Based on these results, we attempted to pinpoint which section of the metadata might be responsible. Since the cover art file associated with the metadata is the largest contributor to the metadata header size, we began by examining the effect of deleting cover art prior to the WAV-to-FLAC-to-WAV conversion protocol. This proved fortuitous, as our first suspicion proved correct.
The results of this experiment are shown in Fig 4, and several conclusions can be gleaned from these data. First and foremost, removal of metadata alone eliminates the hyperbolic decline in sound quality, not only in WAV but also in FLAC format, when the memory playback feature of the JRMC software was engaged (as was done in this experiment). This result replicates the Fig 3 findings where all metadata was removed. This occurs regardless of whether the original unconverted metadata is added back (as shown here) or not added back (data not shown) and indicates that the metadata is the major (if not the only) contributor to the degradation of height and sound quality FLAC files (and also WAV files when played back without JRMS memory playback).

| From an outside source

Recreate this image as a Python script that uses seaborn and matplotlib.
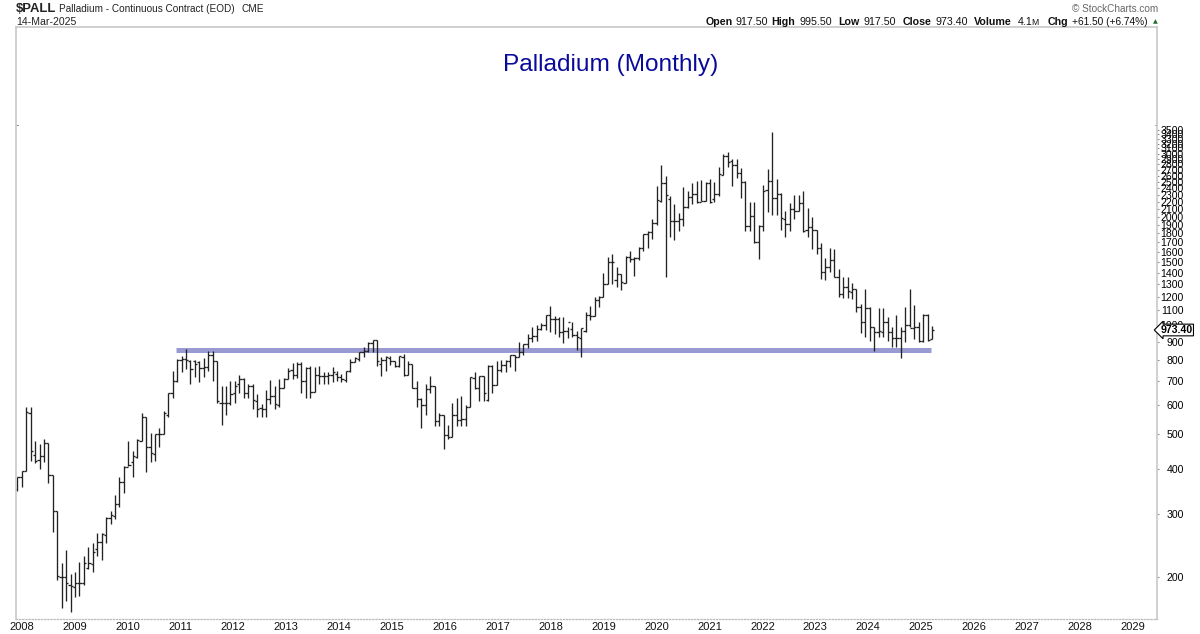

In addition, first removing all metadata and then only adding back metadata prior to a WAV-to-FLAC-to-WAV conversion, replicates the results shown in Fig 1, this with either JRMC versions 15 or 19 (with memory playback defeated) (see Figs 2 and 3 in Part 2 of the full article available on the HIFICRITIC website).
[We distinguish metadata from the cover art file, which is typically downloaded along with the music file, since the cover art is usually significantly larger in size or resolution than that which is attached to the file header.]